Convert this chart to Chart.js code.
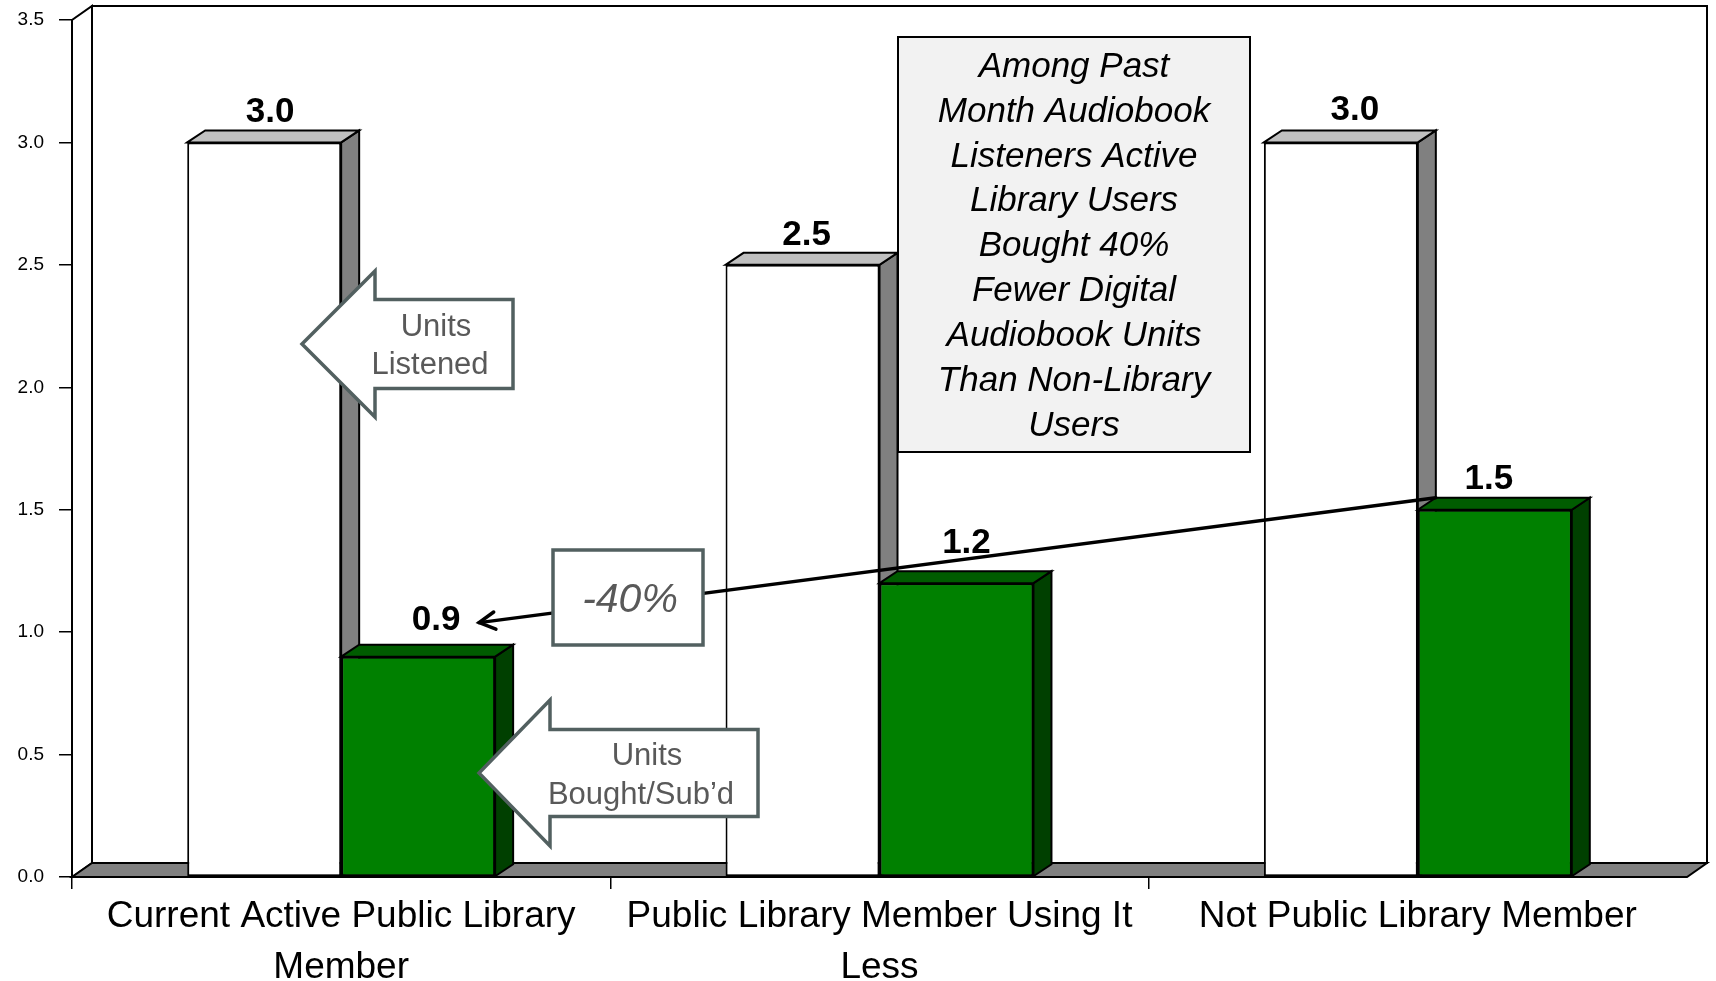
<!DOCTYPE html>
<html><head><meta charset="utf-8">
<script src="https://cdn.jsdelivr.net/npm/chart.js@4.4.1/dist/chart.umd.min.js"></script>
<style>html,body{margin:0;padding:0;overflow:hidden;background:#fff;}canvas{display:block;}</style>
</head><body>
<canvas id="c" width="1716" height="1000"></canvas>
<script>
// ---- data ----
const categories = [['Current Active Public Library', 'Member'], ['Public Library Member Using It', 'Less'], 'Not Public Library Member'];
const seriesNames = ['Units Listened', 'Units Bought/Sub\u2019d'];
const unitsListened = [3.0, 2.5, 3.0];
const unitsBought = [0.9, 1.2, 1.5];
const yTicks = [0, 0.5, 1.0, 1.5, 2.0, 2.5, 3.0, 3.5];
const noteLines = ['Among Past', 'Month Audiobook', 'Listeners Active', 'Library Users', 'Bought 40%', 'Fewer Digital', 'Audiobook Units', 'Than Non-Library', 'Users'];
const changeLabel = '-40%';
const calloutListened = ['Units', 'Listened'];
const calloutBought = ['Units', 'Bought/Sub\u2019d'];

// ---- styles / layout ----
const FONT = '"Liberation Sans", Arial, Helvetica, sans-serif';
const CANVAS_H = 1000;
const PLOT_TOP = 20;
const PLOT_BOTTOM = 877;
const DEPTH = { bx: 18, by: -12, wx: 20, wy: -14 };
const FACE = [
  { front: '#ffffff', side: '#808080', top: '#c0c0c0' },
  { front: '#008000', side: '#004000', top: '#005c00' }
];
const LABEL_NUDGE = [
  [[6, 20], [4, 20], [14, 22]],
  [[18, 27], [10, 30], [-6, 21]]
];
const CALLOUT_COLOR = '#526060';
const CALLOUT_TEXT = '#595959';

function poly(ctx, pts, fill, stroke, lw) {
  ctx.beginPath();
  ctx.moveTo(pts[0][0], pts[0][1]);
  for (let i = 1; i < pts.length; i++) ctx.lineTo(pts[i][0], pts[i][1]);
  ctx.closePath();
  if (fill) { ctx.fillStyle = fill; ctx.fill(); }
  if (stroke) { ctx.strokeStyle = stroke; ctx.lineWidth = lw || 2; ctx.stroke(); }
}

function leftArrow(ctx, tipX, tipY, backX, headHalf, bodyHalf, rightX) {
  poly(ctx, [
    [tipX, tipY], [backX, tipY - headHalf], [backX, tipY - bodyHalf], [rightX, tipY - bodyHalf],
    [rightX, tipY + bodyHalf], [backX, tipY + bodyHalf], [backX, tipY + headHalf]
  ], '#ffffff', CALLOUT_COLOR, 3.5);
}

function drawDepthFaces(ctx, meta, f) {
  const { bx, by } = DEPTH;
  meta.data.forEach(el => {
    const p = el.getProps(['x', 'y', 'base', 'width'], true);
    const l = p.x - p.width / 2, r = p.x + p.width / 2;
    poly(ctx, [[r, p.y], [r + bx, p.y + by], [r + bx, p.base + by], [r, p.base]], f.side, '#000', 2);
    poly(ctx, [[l, p.y], [l + bx, p.y + by], [r + bx, p.y + by], [r, p.y]], f.top, '#000', 2);
  });
}

const threeD = {
  id: 'threeD',
  afterLayout(chart) {
    // pin the plot area to the reference frame
    const ys = chart.scales.y, a = chart.chartArea;
    ys.top = PLOT_TOP;
    ys.bottom = PLOT_BOTTOM;
    ys.height = PLOT_BOTTOM - PLOT_TOP;
    ys.configure();
    a.top = PLOT_TOP;
    a.height = a.bottom - a.top;
  },
  beforeDatasetsDraw(chart) {
    const ctx = chart.ctx, a = chart.chartArea, ys = chart.scales.y;
    const y0 = ys.getPixelForValue(0), yT = ys.getPixelForValue(3.5);
    const { wx, wy } = DEPTH;
    ctx.save();
    ctx.lineJoin = 'miter';
    poly(ctx, [[a.left + wx, yT + wy], [a.right + wx, yT + wy], [a.right + wx, y0 + wy], [a.left + wx, y0 + wy]], '#ffffff', '#000', 2);
    poly(ctx, [[a.left, y0], [a.left, yT], [a.left + wx, yT + wy], [a.left + wx, y0 + wy]], '#ffffff', '#000', 2);
    poly(ctx, [[a.left, y0], [a.left + wx, y0 + wy], [a.right + wx, y0 + wy], [a.right, y0]], '#808080', '#000', 2);
    ctx.restore();
  },
  afterDatasetsDraw(chart) {
    const ctx = chart.ctx;
    const m0 = chart.getDatasetMeta(0), m1 = chart.getDatasetMeta(1);
    ctx.save();
    ctx.lineJoin = 'miter';
    // 3D faces: listened bars first, then re-draw bought bars on top with their faces
    drawDepthFaces(ctx, m0, FACE[0]);
    m1.data.forEach(el => el.draw(ctx, chart.chartArea));
    drawDepthFaces(ctx, m1, FACE[1]);

    // value labels
    ctx.fillStyle = '#000';
    ctx.font = 'bold 35px ' + FONT;
    ctx.textAlign = 'center';
    ctx.textBaseline = 'alphabetic';
    [m0, m1].forEach((m, si) => {
      m.data.forEach((el, i) => {
        const v = chart.data.datasets[si].data[i];
        const n = LABEL_NUDGE[si][i];
        ctx.fillText(v.toFixed(1), el.x + n[0], el.y - n[1]);
      });
    });

    // -40% connector line from last bought bar to first bought bar
    const eEnd = m1.data[2], eStart = m1.data[0];
    const sx = eEnd.x - eEnd.width / 2 + DEPTH.bx, sy = eEnd.y + DEPTH.by;
    const tx = eStart.x + 61, ty = eStart.y - 34;
    ctx.strokeStyle = '#000';
    ctx.lineWidth = 3.5;
    ctx.lineCap = 'round';
    ctx.beginPath(); ctx.moveTo(sx, sy); ctx.lineTo(tx, ty); ctx.stroke();
    const ang = Math.atan2(ty - sy, tx - sx);
    ctx.beginPath();
    ctx.moveTo(tx - 18 * Math.cos(ang - 0.5), ty - 18 * Math.sin(ang - 0.5));
    ctx.lineTo(tx, ty);
    ctx.lineTo(tx - 18 * Math.cos(ang + 0.5), ty - 18 * Math.sin(ang + 0.5));
    ctx.stroke();
    ctx.lineCap = 'butt';

    // -40% box
    ctx.fillStyle = '#ffffff';
    ctx.fillRect(553, 550, 150, 95);
    ctx.strokeStyle = CALLOUT_COLOR; ctx.lineWidth = 3.5;
    ctx.strokeRect(553, 550, 150, 95);
    ctx.fillStyle = CALLOUT_TEXT;
    ctx.font = 'italic 41px ' + FONT;
    ctx.textBaseline = 'middle';
    ctx.fillText(changeLabel, 630, 601);

    // callout arrows
    leftArrow(ctx, 302, 344, 375, 73, 44.5, 513);
    leftArrow(ctx, 479, 773, 550, 73, 43.5, 758);
    ctx.fillStyle = CALLOUT_TEXT;
    ctx.font = '31px ' + FONT;
    ctx.fillText(calloutListened[0], 436, 327);
    ctx.fillText(calloutListened[1], 430, 365);
    ctx.fillText(calloutBought[0], 647, 756);
    ctx.fillText(calloutBought[1], 641, 795);

    // note box
    ctx.fillStyle = '#f2f2f2';
    ctx.fillRect(898, 37, 352, 415);
    ctx.strokeStyle = '#000'; ctx.lineWidth = 2;
    ctx.strokeRect(898, 37, 352, 415);
    ctx.fillStyle = '#000';
    ctx.font = 'italic 35px ' + FONT;
    noteLines.forEach((t, i) => ctx.fillText(t, 1074, 67 + i * 44.9));
    ctx.restore();
  }
};

new Chart(document.getElementById('c'), {
  type: 'bar',
  data: {
    labels: categories,
    datasets: [
      { label: seriesNames[0], data: unitsListened, backgroundColor: FACE[0].front, borderColor: '#000', borderWidth: 2, borderSkipped: false },
      { label: seriesNames[1], data: unitsBought, backgroundColor: FACE[1].front, borderColor: '#000', borderWidth: 2, borderSkipped: false }
    ]
  },
  options: {
    responsive: false,
    animation: false,
    devicePixelRatio: 1,
    categoryPercentage: 0.572,
    barPercentage: 1.0,
    layout: { padding: { top: 20, right: 29, left: 0, bottom: 0 }, autoPadding: false },
    plugins: { legend: { display: false }, tooltip: { enabled: false } },
    scales: {
      x: {
        offset: true,
        grid: { offset: true, drawOnChartArea: false, drawTicks: true, tickLength: 12, lineWidth: 1.5,
                color: c => c.type === 'tick' ? '#000' : 'rgba(0,0,0,0)' },
        border: { display: false },
        ticks: { color: '#000', font: { family: FONT, size: 37, lineHeight: 1.38 }, padding: 2, maxRotation: 0, minRotation: 0, autoSkip: false },
        afterFit: s => { s.height = CANVAS_H - PLOT_BOTTOM; }
      },
      y: {
        min: 0, max: 3.5,
        grid: { drawOnChartArea: false, drawTicks: true, tickLength: 13, lineWidth: 1.5, color: '#000' },
        border: { display: false },
        afterBuildTicks: s => { s.ticks = yTicks.map(v => ({ value: v })); },
        ticks: { color: '#000', font: { family: FONT, size: 19 }, padding: 15, callback: v => Number(v).toFixed(1) },
        afterFit: s => { s.width = 72; }
      }
    }
  },
  plugins: [threeD]
});
</script>
</body></html>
########
### GIVEN INSTRUCTION
Please quote the lines of the material, beginning with the first and ending with the one that contains "const calloutBought = ['Units', 'Bought/Sub\u2019d'];", exactly as written and without any pictures.

### WORKED SOLUTION
Convert this chart to Chart.js code.
<!DOCTYPE html>
<html><head><meta charset="utf-8">
<script src="https://cdn.jsdelivr.net/npm/chart.js@4.4.1/dist/chart.umd.min.js"></script>
<style>html,body{margin:0;padding:0;overflow:hidden;background:#fff;}canvas{display:block;}</style>
</head><body>
<canvas id="c" width="1716" height="1000"></canvas>
<script>
// ---- data ----
const categories = [['Current Active Public Library', 'Member'], ['Public Library Member Using It', 'Less'], 'Not Public Library Member'];
const seriesNames = ['Units Listened', 'Units Bought/Sub\u2019d'];
const unitsListened = [3.0, 2.5, 3.0];
const unitsBought = [0.9, 1.2, 1.5];
const yTicks = [0, 0.5, 1.0, 1.5, 2.0, 2.5, 3.0, 3.5];
const noteLines = ['Among Past', 'Month Audiobook', 'Listeners Active', 'Library Users', 'Bought 40%', 'Fewer Digital', 'Audiobook Units', 'Than Non-Library', 'Users'];
const changeLabel = '-40%';
const calloutListened = ['Units', 'Listened'];
const calloutBought = ['Units', 'Bought/Sub\u2019d'];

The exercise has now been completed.